Peck: I think David is absolutely right. My photo printer is in my kitchen, always hooked up and ready to go. This industry has always been about memories. It has always been about pictures.
You can put pictures on your computer. You can watch them on the TV but people still want to hold that 4-by-6 cherished picture.
Regardless of the technology, I think that 4-by-6 is still going to be something we all strive to get more customers to want. To encourage them make more prints.
Young: I think there will be more prints made but only because there are so many more pictures taken than there ever were in the past.
Ryan: Many people predicted the end of paper with the rise of the paperless office ten years ago, fifteen years ago.
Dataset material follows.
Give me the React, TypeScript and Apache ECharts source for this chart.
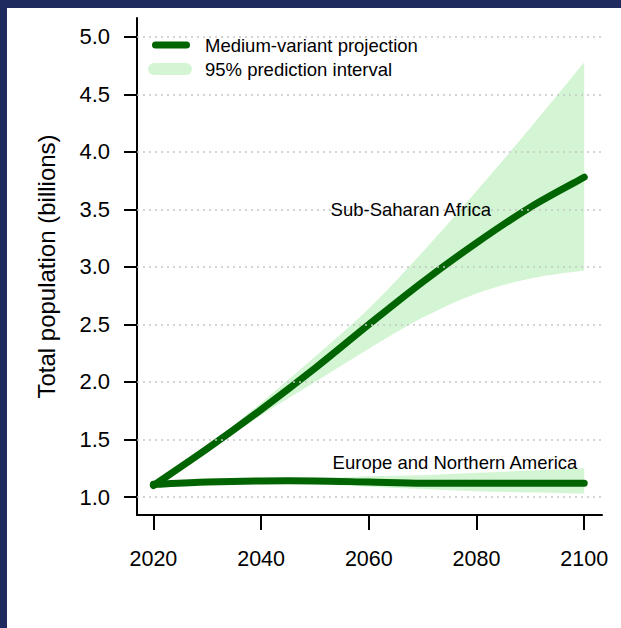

My goodness, the quantity of information that is flowing has increased exponentially, and the quantity of paper print documents made in the office just increased as well.
We model something similar at HP when we look at the explosion in the quantity of images flowing with cellphones adding to that, and printing be will increasing at a healthy level at retail and in the home. For example, we talk about the 4-by-6 image, but 5-by-7 and 8-by-10-inch photo prints also represent a tremendous opportunity and that's where traditionally retail has been perhaps less strong a driver vs. home printing, which really enables a 5-by-7 in terms of economics and convenience.
Lee: A good thing for consumers is that there is going to be so much choice for them. I think what we have to be careful of is this is all daunting to a consumer. It is confusing to a consumer. Not many consumers know that you can go buy a television, put an SD card in there or even know how to use the video out capabilities. Few people flip their TVs around.
I just purchased an LCD TV. Those things don't have any ports on the sides to hook anything up. So this thing is mounted on my wall and there is no way for me to view my pictures on it.